====== THE INPUT

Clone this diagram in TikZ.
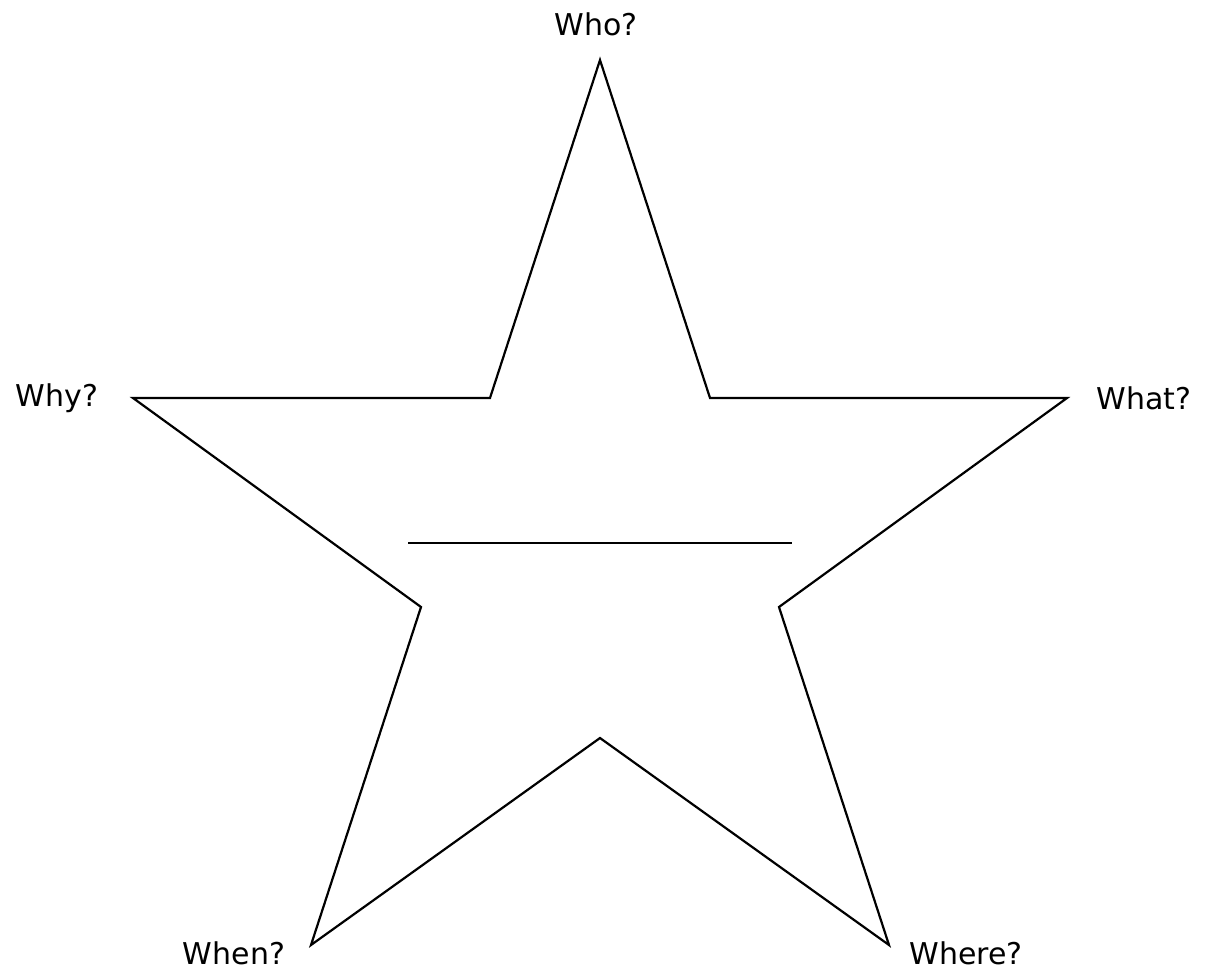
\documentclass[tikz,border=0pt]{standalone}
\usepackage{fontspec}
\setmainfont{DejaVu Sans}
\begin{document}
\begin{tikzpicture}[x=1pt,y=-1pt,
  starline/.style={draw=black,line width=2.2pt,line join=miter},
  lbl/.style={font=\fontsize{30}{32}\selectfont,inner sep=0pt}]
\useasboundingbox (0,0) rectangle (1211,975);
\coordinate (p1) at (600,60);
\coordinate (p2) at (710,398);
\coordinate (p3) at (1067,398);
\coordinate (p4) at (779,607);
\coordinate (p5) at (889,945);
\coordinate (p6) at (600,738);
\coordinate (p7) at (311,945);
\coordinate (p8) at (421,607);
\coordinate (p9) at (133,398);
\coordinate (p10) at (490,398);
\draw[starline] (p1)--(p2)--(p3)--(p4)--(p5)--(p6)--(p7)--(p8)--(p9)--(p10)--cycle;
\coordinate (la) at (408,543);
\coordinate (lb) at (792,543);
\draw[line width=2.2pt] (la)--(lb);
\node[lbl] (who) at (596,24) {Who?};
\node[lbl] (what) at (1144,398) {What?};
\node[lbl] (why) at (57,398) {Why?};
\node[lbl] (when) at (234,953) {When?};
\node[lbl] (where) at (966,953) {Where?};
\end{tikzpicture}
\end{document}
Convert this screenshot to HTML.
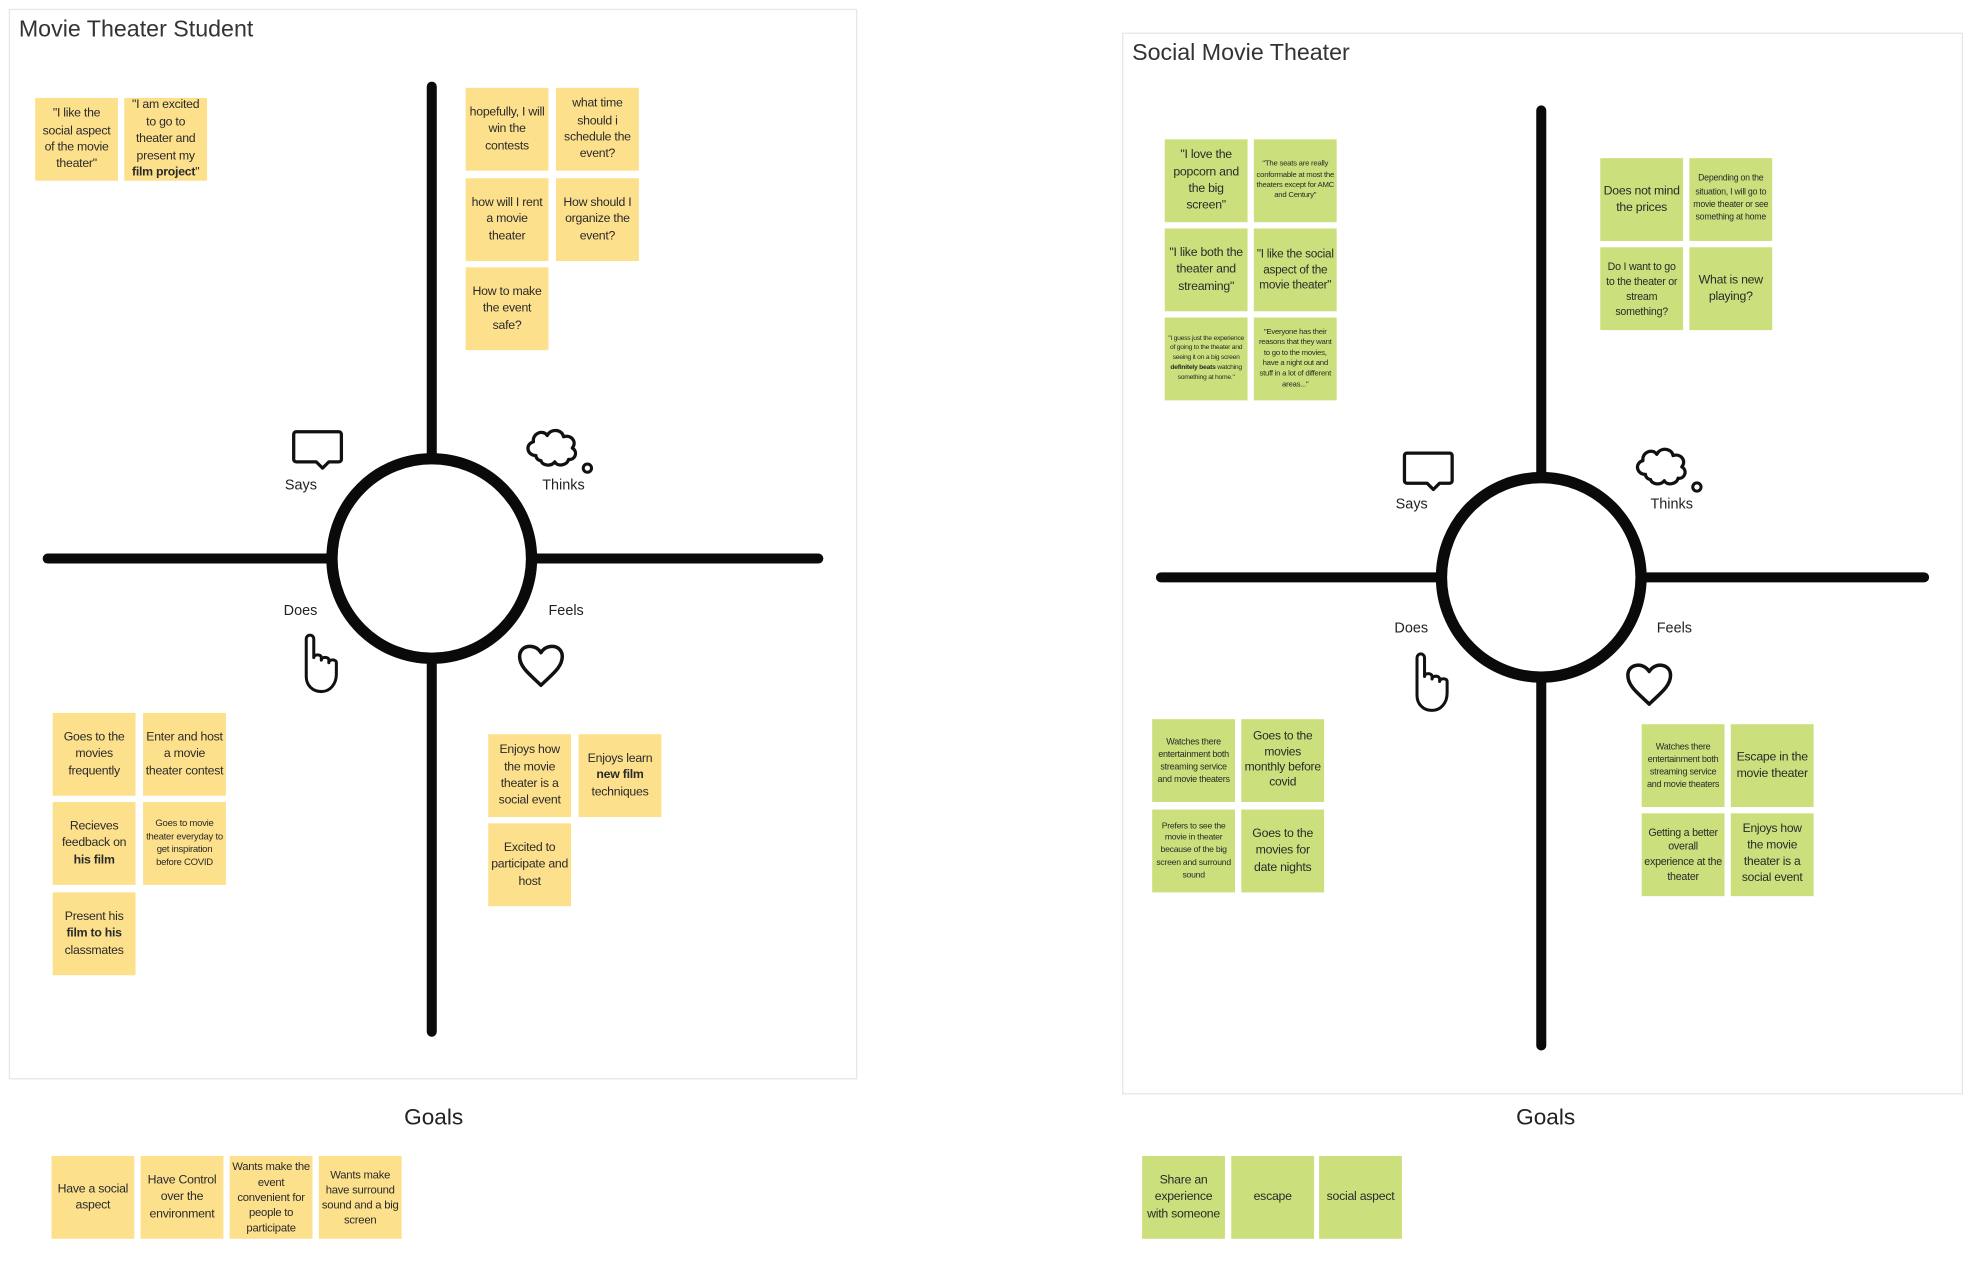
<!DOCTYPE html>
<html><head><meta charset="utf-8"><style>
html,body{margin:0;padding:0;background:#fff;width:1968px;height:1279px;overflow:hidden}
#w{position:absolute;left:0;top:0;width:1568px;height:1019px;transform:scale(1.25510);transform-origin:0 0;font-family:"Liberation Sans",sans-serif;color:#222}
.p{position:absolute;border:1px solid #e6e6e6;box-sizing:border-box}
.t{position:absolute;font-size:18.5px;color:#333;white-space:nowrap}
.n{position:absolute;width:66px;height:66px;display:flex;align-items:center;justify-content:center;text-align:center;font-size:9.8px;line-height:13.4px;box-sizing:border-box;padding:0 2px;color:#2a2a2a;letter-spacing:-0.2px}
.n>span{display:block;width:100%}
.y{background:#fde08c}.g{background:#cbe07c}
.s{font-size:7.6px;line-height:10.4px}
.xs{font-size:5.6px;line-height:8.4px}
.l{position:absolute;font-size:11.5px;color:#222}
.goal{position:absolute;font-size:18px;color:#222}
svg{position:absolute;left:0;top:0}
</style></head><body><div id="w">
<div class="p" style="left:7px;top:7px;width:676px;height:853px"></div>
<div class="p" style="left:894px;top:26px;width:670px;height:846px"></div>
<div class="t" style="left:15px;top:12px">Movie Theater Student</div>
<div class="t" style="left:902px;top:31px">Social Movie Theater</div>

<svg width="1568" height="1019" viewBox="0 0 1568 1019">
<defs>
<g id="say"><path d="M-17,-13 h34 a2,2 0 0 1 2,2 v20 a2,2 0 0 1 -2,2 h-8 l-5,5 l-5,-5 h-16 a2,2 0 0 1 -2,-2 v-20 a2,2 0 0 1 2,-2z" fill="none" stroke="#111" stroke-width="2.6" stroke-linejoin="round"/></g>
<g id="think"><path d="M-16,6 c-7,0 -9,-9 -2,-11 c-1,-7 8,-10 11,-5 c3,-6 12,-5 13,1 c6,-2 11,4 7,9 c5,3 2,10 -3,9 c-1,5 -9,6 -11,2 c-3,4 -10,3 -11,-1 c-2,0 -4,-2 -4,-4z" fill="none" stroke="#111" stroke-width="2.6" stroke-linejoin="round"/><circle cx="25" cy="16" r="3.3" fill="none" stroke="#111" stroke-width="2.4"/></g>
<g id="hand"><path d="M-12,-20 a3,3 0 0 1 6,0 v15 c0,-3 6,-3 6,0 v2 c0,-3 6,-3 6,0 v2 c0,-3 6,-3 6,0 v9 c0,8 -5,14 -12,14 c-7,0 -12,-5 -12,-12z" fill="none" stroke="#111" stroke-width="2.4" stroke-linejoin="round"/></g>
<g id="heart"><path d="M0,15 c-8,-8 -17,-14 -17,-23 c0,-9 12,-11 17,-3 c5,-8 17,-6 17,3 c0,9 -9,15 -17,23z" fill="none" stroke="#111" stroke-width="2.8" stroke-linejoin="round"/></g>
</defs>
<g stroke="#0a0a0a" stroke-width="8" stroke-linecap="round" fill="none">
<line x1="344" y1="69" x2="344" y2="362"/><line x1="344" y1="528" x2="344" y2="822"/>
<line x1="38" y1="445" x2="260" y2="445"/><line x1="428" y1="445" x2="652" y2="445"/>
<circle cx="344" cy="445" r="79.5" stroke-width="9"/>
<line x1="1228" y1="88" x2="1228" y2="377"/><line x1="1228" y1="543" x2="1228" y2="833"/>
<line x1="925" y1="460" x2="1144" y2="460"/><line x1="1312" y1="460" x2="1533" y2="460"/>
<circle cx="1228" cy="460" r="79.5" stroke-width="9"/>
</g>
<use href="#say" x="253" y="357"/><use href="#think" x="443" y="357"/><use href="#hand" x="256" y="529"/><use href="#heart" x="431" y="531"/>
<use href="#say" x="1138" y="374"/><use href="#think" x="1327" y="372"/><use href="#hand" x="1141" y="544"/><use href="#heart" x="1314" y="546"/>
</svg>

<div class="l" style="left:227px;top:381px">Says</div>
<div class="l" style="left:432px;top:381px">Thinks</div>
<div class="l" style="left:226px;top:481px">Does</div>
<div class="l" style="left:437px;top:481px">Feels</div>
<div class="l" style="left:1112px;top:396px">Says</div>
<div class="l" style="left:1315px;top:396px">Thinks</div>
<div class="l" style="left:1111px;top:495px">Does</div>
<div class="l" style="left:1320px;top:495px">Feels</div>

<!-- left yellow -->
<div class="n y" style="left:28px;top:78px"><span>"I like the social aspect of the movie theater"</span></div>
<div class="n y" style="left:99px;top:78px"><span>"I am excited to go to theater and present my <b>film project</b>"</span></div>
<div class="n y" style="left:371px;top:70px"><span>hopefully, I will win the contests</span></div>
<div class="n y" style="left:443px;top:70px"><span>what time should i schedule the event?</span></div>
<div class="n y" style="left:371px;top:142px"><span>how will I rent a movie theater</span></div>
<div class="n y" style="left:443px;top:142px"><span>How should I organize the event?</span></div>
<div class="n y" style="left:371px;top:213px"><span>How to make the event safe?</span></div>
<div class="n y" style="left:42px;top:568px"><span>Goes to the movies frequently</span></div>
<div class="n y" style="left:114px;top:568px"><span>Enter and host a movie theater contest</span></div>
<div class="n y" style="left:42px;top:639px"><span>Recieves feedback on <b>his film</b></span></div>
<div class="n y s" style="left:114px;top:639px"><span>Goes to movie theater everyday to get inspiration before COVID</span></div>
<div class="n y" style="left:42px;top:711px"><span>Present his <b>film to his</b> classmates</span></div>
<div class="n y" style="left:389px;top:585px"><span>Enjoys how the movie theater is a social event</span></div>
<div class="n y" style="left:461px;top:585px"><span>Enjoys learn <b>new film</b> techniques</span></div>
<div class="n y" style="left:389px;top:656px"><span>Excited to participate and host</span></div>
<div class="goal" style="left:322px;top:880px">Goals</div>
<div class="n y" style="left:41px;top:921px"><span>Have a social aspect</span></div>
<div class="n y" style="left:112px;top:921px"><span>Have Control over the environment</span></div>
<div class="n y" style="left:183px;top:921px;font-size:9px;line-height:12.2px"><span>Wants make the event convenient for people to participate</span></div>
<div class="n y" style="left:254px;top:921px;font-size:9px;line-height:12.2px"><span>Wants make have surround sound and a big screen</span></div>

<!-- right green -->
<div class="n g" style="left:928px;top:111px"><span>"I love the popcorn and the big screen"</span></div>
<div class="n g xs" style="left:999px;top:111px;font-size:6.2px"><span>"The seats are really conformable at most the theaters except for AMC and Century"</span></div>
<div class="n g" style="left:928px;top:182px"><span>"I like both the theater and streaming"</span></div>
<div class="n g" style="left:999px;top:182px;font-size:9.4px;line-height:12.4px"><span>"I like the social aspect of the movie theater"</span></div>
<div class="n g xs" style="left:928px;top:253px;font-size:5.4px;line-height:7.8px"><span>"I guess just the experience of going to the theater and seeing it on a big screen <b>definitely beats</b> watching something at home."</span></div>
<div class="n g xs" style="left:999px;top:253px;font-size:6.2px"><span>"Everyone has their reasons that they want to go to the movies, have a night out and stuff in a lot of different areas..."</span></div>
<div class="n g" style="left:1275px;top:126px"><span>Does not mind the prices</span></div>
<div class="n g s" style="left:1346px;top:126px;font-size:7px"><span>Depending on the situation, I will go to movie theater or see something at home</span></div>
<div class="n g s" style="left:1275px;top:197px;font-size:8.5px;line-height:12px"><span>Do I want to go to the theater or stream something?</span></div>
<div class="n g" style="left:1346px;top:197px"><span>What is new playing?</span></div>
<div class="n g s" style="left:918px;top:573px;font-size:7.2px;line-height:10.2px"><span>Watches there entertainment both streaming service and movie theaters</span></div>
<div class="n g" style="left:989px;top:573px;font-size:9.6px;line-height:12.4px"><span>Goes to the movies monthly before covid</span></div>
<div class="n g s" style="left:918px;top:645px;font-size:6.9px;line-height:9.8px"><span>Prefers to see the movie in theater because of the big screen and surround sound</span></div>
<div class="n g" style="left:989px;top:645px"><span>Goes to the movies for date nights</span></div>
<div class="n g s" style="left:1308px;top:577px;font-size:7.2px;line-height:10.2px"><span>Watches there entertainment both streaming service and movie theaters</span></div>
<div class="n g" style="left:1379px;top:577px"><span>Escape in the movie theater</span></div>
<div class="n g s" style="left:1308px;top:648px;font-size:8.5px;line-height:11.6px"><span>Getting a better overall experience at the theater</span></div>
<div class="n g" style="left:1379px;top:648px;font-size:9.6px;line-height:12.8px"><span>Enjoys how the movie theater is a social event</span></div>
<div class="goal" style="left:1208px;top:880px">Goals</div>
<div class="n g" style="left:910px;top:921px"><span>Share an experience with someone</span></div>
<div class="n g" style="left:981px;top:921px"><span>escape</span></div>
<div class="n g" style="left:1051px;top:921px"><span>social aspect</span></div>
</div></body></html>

============

## PROMPT
Check every line of the data, and copy the ones that contain "this".

## WRITTEN ANSWER
Clone this diagram in TikZ.
Convert this screenshot to HTML.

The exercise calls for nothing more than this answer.